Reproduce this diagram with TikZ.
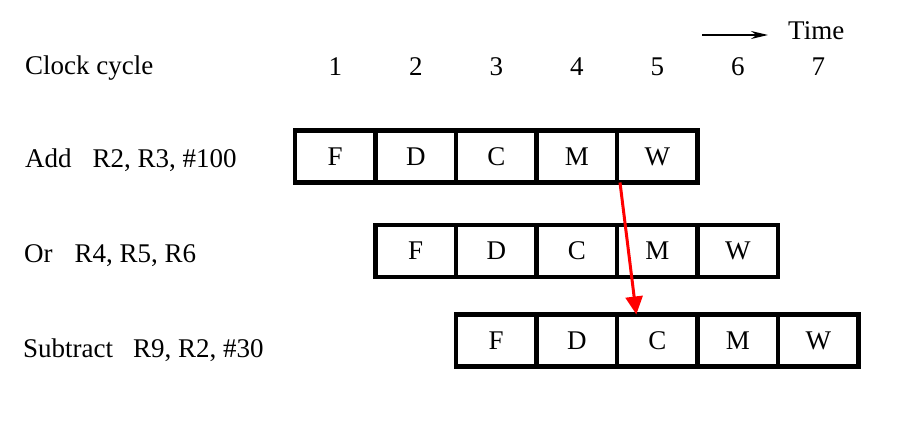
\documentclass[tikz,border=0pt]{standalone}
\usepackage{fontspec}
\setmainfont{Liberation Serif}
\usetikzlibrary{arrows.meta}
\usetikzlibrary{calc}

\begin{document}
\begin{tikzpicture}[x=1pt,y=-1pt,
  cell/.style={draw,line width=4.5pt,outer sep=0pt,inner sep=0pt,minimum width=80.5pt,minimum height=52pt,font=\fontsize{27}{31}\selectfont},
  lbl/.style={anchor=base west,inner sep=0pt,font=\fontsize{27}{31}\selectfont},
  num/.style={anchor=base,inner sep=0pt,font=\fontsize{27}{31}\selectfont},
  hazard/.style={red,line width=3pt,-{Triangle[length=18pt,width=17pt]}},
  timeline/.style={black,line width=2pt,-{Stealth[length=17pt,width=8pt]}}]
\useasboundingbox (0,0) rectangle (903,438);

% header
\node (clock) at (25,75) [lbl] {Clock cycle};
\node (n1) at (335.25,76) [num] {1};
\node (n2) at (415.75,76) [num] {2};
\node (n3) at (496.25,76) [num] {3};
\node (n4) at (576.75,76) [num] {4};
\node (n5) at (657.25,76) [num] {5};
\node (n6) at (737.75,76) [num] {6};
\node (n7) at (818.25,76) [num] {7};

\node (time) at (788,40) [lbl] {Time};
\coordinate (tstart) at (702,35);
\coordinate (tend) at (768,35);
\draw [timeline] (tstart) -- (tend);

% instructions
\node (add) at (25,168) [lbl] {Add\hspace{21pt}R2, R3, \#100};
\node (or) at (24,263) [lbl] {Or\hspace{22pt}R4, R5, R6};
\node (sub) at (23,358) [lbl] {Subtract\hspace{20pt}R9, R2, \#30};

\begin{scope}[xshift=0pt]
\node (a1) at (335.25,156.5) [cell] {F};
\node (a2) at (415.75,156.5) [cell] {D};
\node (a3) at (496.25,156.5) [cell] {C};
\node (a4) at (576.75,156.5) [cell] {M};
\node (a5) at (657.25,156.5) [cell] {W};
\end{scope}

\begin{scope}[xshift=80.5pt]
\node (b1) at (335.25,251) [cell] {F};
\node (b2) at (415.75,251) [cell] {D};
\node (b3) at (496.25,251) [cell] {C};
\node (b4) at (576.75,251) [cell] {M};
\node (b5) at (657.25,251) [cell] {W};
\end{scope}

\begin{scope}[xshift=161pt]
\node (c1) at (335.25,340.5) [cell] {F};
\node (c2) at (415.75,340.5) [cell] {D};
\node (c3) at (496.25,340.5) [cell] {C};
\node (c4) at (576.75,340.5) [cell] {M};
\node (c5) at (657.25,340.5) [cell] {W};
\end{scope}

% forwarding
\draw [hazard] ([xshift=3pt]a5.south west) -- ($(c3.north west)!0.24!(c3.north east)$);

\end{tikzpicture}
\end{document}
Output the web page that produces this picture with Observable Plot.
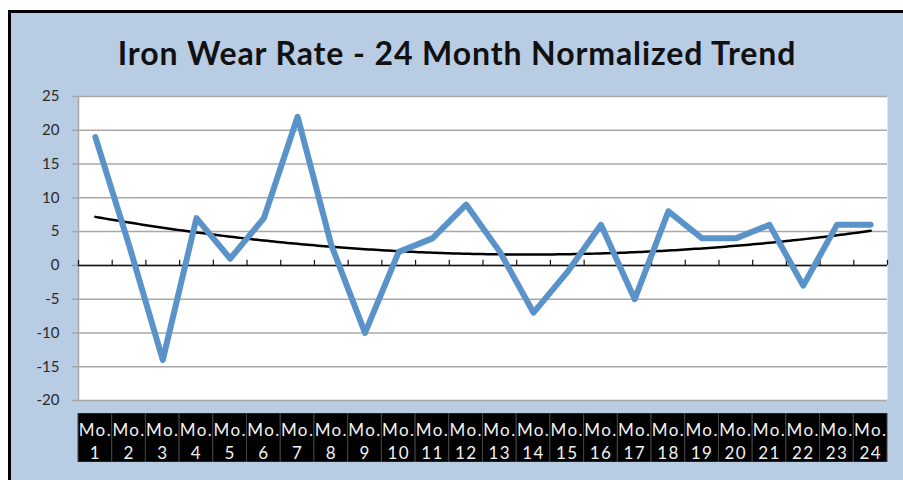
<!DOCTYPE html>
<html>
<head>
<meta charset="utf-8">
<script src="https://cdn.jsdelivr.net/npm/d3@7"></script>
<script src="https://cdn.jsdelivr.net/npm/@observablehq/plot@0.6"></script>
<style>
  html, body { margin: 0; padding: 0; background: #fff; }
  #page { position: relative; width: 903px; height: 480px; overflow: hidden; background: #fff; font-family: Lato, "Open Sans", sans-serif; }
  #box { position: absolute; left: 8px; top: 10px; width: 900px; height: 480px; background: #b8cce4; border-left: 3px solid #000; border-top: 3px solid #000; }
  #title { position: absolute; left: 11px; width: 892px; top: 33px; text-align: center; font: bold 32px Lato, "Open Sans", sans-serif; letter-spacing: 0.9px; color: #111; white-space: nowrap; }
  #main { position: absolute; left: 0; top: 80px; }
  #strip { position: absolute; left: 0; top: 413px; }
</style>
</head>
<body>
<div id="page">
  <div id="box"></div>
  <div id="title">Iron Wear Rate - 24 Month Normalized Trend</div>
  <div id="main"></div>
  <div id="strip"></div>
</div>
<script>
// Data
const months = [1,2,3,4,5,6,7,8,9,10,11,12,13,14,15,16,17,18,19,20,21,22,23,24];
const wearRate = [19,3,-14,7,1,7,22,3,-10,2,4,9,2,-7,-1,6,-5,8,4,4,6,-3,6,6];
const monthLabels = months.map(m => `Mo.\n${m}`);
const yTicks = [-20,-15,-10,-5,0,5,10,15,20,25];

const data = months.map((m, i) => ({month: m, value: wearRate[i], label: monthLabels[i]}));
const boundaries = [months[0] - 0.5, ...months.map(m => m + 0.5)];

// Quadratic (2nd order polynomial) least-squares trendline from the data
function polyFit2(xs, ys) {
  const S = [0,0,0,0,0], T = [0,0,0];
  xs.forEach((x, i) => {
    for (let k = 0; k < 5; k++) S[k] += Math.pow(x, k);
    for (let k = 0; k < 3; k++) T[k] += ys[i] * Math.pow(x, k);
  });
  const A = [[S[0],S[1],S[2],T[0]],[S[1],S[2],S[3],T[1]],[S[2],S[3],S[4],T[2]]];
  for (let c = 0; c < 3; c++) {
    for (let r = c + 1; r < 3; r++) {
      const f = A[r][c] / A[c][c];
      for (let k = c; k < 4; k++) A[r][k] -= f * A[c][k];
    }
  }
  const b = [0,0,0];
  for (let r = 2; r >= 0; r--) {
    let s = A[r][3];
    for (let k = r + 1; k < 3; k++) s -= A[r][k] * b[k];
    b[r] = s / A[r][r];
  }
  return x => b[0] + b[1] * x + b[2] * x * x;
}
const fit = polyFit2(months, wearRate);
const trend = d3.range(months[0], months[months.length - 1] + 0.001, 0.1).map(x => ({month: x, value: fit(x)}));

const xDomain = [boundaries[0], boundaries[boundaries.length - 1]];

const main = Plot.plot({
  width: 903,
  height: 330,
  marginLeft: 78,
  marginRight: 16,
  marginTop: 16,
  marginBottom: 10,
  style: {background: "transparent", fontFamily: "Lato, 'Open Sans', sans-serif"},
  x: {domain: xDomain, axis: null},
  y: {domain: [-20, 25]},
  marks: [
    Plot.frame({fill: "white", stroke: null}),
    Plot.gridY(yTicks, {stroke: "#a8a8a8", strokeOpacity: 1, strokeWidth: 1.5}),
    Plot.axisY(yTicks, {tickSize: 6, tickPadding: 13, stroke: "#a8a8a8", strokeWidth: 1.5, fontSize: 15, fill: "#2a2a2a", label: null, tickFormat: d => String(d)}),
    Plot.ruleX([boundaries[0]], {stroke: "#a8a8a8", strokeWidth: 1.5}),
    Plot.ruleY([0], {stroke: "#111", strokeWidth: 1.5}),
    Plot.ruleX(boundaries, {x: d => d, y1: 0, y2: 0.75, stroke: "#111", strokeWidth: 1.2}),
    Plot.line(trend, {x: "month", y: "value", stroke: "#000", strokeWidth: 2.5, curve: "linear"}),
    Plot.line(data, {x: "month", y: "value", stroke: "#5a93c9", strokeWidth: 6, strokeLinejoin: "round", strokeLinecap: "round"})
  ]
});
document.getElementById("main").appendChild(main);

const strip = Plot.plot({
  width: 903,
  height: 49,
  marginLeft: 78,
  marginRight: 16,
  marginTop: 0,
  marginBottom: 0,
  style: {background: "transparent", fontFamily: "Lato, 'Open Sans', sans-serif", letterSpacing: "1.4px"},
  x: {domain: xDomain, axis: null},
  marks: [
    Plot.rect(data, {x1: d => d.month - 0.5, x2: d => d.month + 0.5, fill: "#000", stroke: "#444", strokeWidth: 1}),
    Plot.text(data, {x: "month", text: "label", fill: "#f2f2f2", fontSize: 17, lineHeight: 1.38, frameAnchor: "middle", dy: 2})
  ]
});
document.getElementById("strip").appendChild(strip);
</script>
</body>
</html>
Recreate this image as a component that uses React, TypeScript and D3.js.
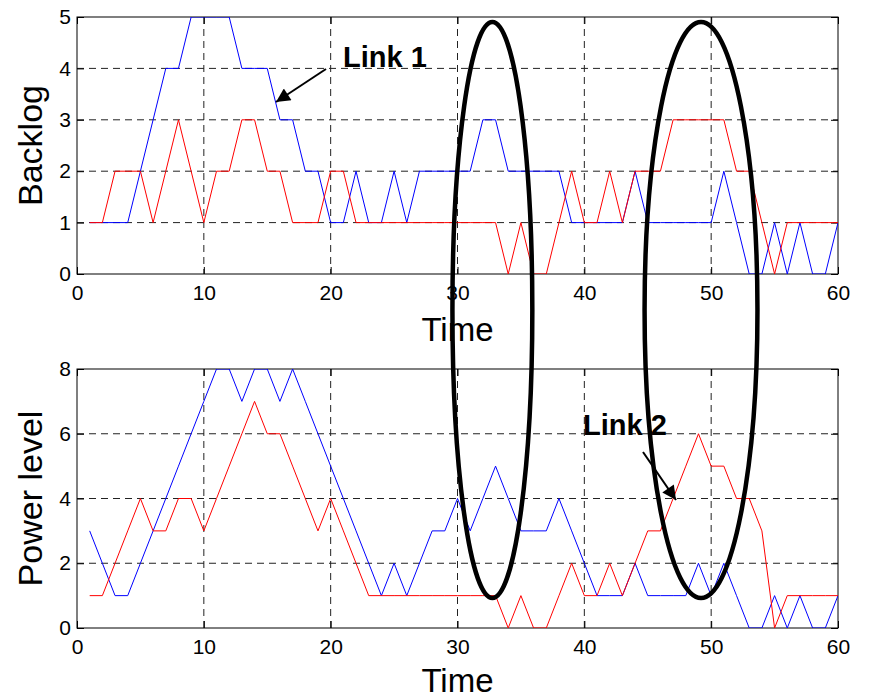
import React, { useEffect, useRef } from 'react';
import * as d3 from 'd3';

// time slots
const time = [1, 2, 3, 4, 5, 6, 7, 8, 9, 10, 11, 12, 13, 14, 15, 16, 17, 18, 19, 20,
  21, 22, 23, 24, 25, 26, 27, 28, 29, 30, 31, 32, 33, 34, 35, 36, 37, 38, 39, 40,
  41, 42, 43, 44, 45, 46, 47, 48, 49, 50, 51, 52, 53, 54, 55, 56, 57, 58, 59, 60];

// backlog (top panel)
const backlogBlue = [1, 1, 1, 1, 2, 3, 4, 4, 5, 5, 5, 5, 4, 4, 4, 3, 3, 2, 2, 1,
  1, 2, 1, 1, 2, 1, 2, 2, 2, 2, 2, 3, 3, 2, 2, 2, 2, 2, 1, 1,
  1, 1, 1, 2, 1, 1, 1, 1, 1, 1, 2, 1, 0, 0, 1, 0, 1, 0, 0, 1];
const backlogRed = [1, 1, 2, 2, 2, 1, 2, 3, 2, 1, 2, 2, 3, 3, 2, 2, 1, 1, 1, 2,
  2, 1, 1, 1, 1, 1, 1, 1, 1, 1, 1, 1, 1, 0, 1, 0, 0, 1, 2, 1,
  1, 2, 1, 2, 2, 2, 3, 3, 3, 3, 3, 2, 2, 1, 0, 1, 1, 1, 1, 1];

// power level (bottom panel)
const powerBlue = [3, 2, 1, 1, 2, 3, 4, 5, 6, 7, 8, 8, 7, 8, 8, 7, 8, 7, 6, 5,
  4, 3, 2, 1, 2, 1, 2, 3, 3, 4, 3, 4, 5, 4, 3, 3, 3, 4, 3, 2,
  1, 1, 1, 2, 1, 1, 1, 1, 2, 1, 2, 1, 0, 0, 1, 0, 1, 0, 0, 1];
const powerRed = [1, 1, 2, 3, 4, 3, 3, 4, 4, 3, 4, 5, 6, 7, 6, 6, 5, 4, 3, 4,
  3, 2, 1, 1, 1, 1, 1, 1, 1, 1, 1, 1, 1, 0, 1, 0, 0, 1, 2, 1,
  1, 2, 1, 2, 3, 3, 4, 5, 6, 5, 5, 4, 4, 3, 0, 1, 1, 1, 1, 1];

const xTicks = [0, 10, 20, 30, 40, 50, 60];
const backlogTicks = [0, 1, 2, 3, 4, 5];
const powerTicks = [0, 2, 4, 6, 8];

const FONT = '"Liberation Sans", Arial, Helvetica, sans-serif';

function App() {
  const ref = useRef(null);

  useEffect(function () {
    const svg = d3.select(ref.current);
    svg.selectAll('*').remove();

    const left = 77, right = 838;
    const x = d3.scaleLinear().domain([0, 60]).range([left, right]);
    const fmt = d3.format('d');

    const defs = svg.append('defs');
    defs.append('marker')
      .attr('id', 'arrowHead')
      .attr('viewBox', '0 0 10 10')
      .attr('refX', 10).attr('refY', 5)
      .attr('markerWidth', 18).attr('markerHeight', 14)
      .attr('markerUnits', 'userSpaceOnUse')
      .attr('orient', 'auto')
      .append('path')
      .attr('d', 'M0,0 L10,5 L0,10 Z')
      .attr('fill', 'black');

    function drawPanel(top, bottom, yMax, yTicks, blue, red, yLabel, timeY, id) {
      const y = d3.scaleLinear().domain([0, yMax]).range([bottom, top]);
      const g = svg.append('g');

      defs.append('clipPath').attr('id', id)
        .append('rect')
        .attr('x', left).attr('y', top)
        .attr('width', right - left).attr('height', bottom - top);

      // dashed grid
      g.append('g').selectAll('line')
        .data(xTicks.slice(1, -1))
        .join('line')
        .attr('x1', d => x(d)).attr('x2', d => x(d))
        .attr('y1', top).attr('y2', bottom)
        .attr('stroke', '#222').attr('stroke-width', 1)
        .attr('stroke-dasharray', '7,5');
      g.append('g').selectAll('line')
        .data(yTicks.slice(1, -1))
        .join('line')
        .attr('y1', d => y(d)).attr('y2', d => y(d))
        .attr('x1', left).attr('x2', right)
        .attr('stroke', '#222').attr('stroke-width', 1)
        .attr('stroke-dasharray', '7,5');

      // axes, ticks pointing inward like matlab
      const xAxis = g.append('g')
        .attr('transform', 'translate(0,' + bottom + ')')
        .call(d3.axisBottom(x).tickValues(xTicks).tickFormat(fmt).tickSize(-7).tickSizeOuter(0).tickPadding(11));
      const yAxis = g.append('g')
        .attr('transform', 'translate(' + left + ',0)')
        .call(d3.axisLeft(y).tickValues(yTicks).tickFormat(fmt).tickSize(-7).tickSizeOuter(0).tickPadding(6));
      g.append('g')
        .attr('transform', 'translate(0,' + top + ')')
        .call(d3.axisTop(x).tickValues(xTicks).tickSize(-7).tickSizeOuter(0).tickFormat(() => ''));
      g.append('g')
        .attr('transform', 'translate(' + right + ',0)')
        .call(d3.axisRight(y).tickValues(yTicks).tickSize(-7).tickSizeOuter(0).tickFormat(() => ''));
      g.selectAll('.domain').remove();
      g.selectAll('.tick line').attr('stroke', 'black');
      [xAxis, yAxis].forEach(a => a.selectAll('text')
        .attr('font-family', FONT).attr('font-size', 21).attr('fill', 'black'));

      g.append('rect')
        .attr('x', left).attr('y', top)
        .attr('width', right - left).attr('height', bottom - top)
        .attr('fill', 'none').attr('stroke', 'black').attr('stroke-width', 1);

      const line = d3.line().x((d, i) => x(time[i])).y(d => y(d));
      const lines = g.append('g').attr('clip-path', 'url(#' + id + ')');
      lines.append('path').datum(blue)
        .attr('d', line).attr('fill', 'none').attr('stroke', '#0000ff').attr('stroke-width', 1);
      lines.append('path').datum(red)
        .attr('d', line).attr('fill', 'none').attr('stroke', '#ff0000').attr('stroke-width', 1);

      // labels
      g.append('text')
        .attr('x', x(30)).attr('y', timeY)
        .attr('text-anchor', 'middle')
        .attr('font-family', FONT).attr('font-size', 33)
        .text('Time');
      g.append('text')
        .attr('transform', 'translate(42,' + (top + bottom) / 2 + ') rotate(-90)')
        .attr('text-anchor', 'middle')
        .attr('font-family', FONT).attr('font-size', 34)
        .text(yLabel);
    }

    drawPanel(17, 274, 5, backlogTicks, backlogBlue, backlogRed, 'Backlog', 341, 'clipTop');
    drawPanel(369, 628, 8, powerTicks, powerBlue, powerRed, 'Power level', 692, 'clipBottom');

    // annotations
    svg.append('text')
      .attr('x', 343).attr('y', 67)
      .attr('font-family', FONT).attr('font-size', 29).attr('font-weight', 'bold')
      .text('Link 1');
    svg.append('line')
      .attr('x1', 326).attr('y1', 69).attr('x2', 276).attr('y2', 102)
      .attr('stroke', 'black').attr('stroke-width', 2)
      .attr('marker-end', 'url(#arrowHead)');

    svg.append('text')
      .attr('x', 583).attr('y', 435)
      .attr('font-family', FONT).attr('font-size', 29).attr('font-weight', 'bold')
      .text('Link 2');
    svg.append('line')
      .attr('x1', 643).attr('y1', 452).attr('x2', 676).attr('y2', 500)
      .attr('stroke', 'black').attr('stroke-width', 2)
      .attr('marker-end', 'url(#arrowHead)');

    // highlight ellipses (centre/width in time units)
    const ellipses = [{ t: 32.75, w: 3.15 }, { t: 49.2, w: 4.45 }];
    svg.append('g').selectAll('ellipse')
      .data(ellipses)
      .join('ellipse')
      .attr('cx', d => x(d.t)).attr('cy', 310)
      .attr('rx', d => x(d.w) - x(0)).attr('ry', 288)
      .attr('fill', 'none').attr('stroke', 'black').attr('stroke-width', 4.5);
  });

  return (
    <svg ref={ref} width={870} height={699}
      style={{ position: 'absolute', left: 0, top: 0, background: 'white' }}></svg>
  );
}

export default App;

WRITTEN PROBLEM: Begin with the first line of the records and repeat every line up to the one with "(0,0) rectangle (903,438);", counting that line too. Pictures are not part of the copy.

ANSWER TO THE EXERCISE:
Reproduce this diagram with TikZ.
\documentclass[tikz,border=0pt]{standalone}
\usepackage{fontspec}
\setmainfont{Liberation Serif}
\usetikzlibrary{arrows.meta}
\usetikzlibrary{calc}

\begin{document}
\begin{tikzpicture}[x=1pt,y=-1pt,
  cell/.style={draw,line width=4.5pt,outer sep=0pt,inner sep=0pt,minimum width=80.5pt,minimum height=52pt,font=\fontsize{27}{31}\selectfont},
  lbl/.style={anchor=base west,inner sep=0pt,font=\fontsize{27}{31}\selectfont},
  num/.style={anchor=base,inner sep=0pt,font=\fontsize{27}{31}\selectfont},
  hazard/.style={red,line width=3pt,-{Triangle[length=18pt,width=17pt]}},
  timeline/.style={black,line width=2pt,-{Stealth[length=17pt,width=8pt]}}]
\useasboundingbox (0,0) rectangle (903,438);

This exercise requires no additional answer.